Shropshire Homes has applied to squeeze more homes onto the former quarry site on Fishmore Road. It currently has approval for 73 homes and the plans are to add an extra five. This will give this a brownfield site a density of 43 dwellings a hectare. The Foldgate Lane greenfield development is by contrast a mere seven dwellings a hectare. Fishmore Quarry will provide just 4.5 sqm of accessible open space for each household. Foldgate Lane will have 850 sqm of accessible open space per household.

It is a tale of two housing estates and a tale of our times. Urban brownfield developments are getting ever more crowded, often less attractive, while attractive spacious greenfield developments sprawl outwards across open countryside.

Shropshire Homes has permission to build 72 homes on the former quarry site. It is a derelict site much in need of redevelopment or being given over to an alternative use. This site has had outline planning permission for 94 homes since around 2006. Planning permission for 74 homes, again in outline, was granted in February 2019 (16/03096/OUT). In November 2019, full planning permission was granted for 71 homes (19/02060/REM).

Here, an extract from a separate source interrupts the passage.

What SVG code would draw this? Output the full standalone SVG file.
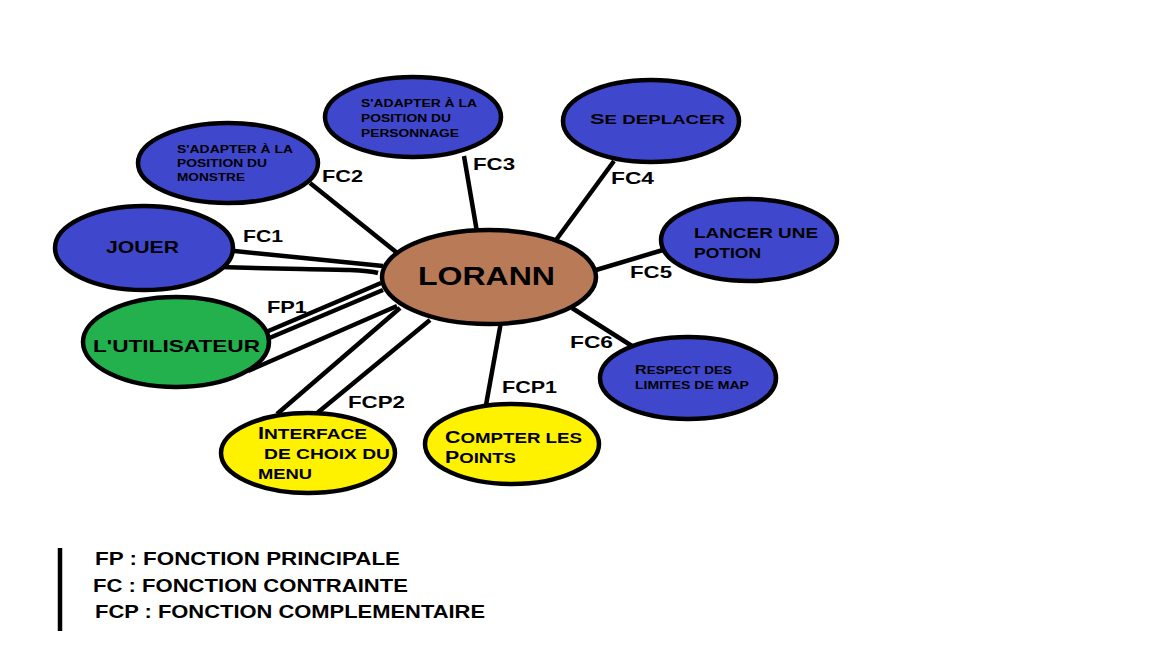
<svg xmlns="http://www.w3.org/2000/svg" width="1152" height="648" viewBox="0 0 1152 648">
<style>
.n{stroke:#000;stroke-width:4.5}
.b{fill:#3F48CC}
.g{fill:#22B14C}
.y{fill:#FFF200}
.o{fill:#B97A57}
.c{stroke:#000;stroke-width:4.5;fill:none;stroke-linecap:butt}
text{font-family:"Liberation Sans",Arial,sans-serif;font-weight:bold;fill:#000}
.l{font-size:17px}
.s{font-size:10px}
.m{font-size:12px}
.k{font-size:14px}
</style>
<rect width="1152" height="648" fill="#fff"/>
<g id="connectors">
<line class="c" x1="310" y1="183" x2="396" y2="252"/>
<line class="c" x1="464" y1="156" x2="477" y2="232"/>
<line class="c" x1="614" y1="161" x2="556" y2="240"/>
<line class="c" x1="663" y1="250" x2="596" y2="270"/>
<line class="c" x1="572" y1="308" x2="632" y2="346"/>
<line class="c" x1="501" y1="322" x2="486" y2="405"/>
<line class="c" x1="277" y1="414" x2="400" y2="308"/>
<line class="c" x1="316" y1="414" x2="430" y2="320"/>
<line class="c" x1="225" y1="250" x2="383" y2="266"/>
<path class="c" d="M220,267 C300,270 360,268 378,273"/>
<line class="c" x1="266" y1="332" x2="381" y2="283"/>
<line class="c" x1="267" y1="339" x2="383" y2="290"/>
<line class="c" x1="248" y1="371" x2="397" y2="306"/>
</g>
<g id="fc1"><ellipse class="n b" cx="144" cy="248" rx="89" ry="42"/><text class="l" x="106" y="253" textLength="73" lengthAdjust="spacingAndGlyphs">JOUER</text></g>
<g id="utilisateur"><ellipse class="n g" cx="176" cy="342" rx="93" ry="45"/><text class="l" x="93" y="352" textLength="167" lengthAdjust="spacingAndGlyphs">L'UTILISATEUR</text></g>
<g id="fc2"><ellipse class="n b" cx="228" cy="163" rx="90" ry="40"/>
<text class="s" x="177" y="153" textLength="116" lengthAdjust="spacingAndGlyphs">S'ADAPTER À LA</text>
<text class="s" x="177" y="167" textLength="90" lengthAdjust="spacingAndGlyphs">POSITION DU</text>
<text class="s" x="177" y="181" textLength="68" lengthAdjust="spacingAndGlyphs">MONSTRE</text></g>
<g id="fc3"><ellipse class="n b" cx="413" cy="117" rx="88" ry="40"/>
<text class="s" x="361" y="107" textLength="116" lengthAdjust="spacingAndGlyphs">S'ADAPTER À LA</text>
<text class="s" x="361" y="122" textLength="90" lengthAdjust="spacingAndGlyphs">POSITION DU</text>
<text class="s" x="361" y="137" textLength="98" lengthAdjust="spacingAndGlyphs">PERSONNAGE</text></g>
<g id="fc4"><ellipse class="n b" cx="651" cy="121" rx="88" ry="41"/>
<text x="590" y="124" textLength="135" lengthAdjust="spacingAndGlyphs"><tspan class="k" font-size="15">S</tspan><tspan class="m">E DEPLACER</tspan></text></g>
<g id="fc5"><ellipse class="n b" cx="749" cy="240" rx="88" ry="41"/>
<text class="k" x="694" y="238" textLength="124" lengthAdjust="spacingAndGlyphs">LANCER UNE</text>
<text class="k" x="694" y="258" textLength="67" lengthAdjust="spacingAndGlyphs">POTION</text></g>
<g id="fc6"><ellipse class="n b" cx="688" cy="378" rx="88" ry="41"/>
<text x="635" y="374" textLength="97" lengthAdjust="spacingAndGlyphs"><tspan font-size="12">R</tspan><tspan class="s">ESPECT DES</tspan></text>
<text class="s" x="635" y="389" textLength="114" lengthAdjust="spacingAndGlyphs">LIMITES DE MAP</text></g>
<g id="fcp1"><ellipse class="n y" cx="512" cy="444" rx="87" ry="40"/>
<text x="445" y="443" textLength="137" lengthAdjust="spacingAndGlyphs"><tspan font-size="16">C</tspan><tspan class="k">OMPTER LES</tspan></text>
<text x="445" y="463" textLength="71" lengthAdjust="spacingAndGlyphs"><tspan font-size="16">P</tspan><tspan class="k">OINTS</tspan></text></g>
<g id="fcp2"><ellipse class="n y" cx="308" cy="453" rx="87" ry="40"/>
<text x="258" y="439" textLength="109" lengthAdjust="spacingAndGlyphs"><tspan font-size="16">I</tspan><tspan class="k">NTERFACE</tspan></text>
<text class="k" x="264" y="459" textLength="126" lengthAdjust="spacingAndGlyphs">DE CHOIX DU</text>
<text class="k" x="258" y="479" textLength="54" lengthAdjust="spacingAndGlyphs">MENU</text></g>
<g id="lorann"><ellipse class="n o" cx="489" cy="277" rx="107" ry="47"/><text x="418" y="285" font-size="25" textLength="137" lengthAdjust="spacingAndGlyphs">LORANN</text></g>
<g id="labels" class="l">
<text class="l" x="243" y="242" textLength="40" lengthAdjust="spacingAndGlyphs">FC1</text>
<text class="l" x="267" y="313" textLength="40" lengthAdjust="spacingAndGlyphs">FP1</text>
<text class="l" x="322" y="182" textLength="41" lengthAdjust="spacingAndGlyphs">FC2</text>
<text class="l" x="473" y="170" textLength="42" lengthAdjust="spacingAndGlyphs">FC3</text>
<text class="l" x="611" y="184" textLength="43" lengthAdjust="spacingAndGlyphs">FC4</text>
<text class="l" x="630" y="278" textLength="42" lengthAdjust="spacingAndGlyphs">FC5</text>
<text class="l" x="570" y="348" textLength="43" lengthAdjust="spacingAndGlyphs">FC6</text>
<text class="l" x="502" y="393" textLength="55" lengthAdjust="spacingAndGlyphs">FCP1</text>
<text class="l" x="348" y="408" textLength="57" lengthAdjust="spacingAndGlyphs">FCP2</text>
</g>
<g id="legend">
<line x1="60" y1="548" x2="60" y2="631" stroke="#000" stroke-width="4.5"/>
<text x="95" y="565" font-size="18" textLength="305" lengthAdjust="spacingAndGlyphs">FP : FONCTION PRINCIPALE</text>
<text x="93" y="592" font-size="18" textLength="315" lengthAdjust="spacingAndGlyphs">FC : FONCTION CONTRAINTE</text>
<text x="95" y="618" font-size="18" textLength="390" lengthAdjust="spacingAndGlyphs">FCP : FONCTION COMPLEMENTAIRE</text>
</g>
</svg>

An extra dwelling was added after a subsequent application was approved (19/05374/FUL).

In the latest application, Shropshire Homes wants to add an additional six homes to the scheme, taking the total to 78 (20/01326/FUL). An approved terrace of seven houses will be extended to eight. Five extra apartments will be squeezed into two approved apartment blocks.

This site gets more crowded and I remain concerned about the lack of accessible public open space. These proposals do not diminish the publicly accessible open space available but do increase the number of households that will have to share it. The only space planned for around 200 residents to stretch their legs measures half the size of a football pitch.

The contrast between this site and the Foldgate Lane housing development could not be greater.

Foldgate Lane is a greenfield site with considerable accessible open space, nearly 12 hectares. That is around 850 sqm for each of the 137 households. In contrast, most of the open space on the brownfield Fishmore quarry site is behind the houses on the quarry face. This will be fenced off for safety. The 78 households will have to share just one third of a hectare – around 4.5 sqm each – accessible open space.

Fishmore Quarry is not a deluxe development of executive homes. It is a mix of two and three bedroom terraced houses and flats. We need small housing units like this in Ludlow. But residents also need open space. That is a dilemma of our times. We need to build housing, especially small housing, but we also need to have high expectations for the public realm surrounding the houses. The quarry development has had little regard to the public domain. It should not become a model for future development.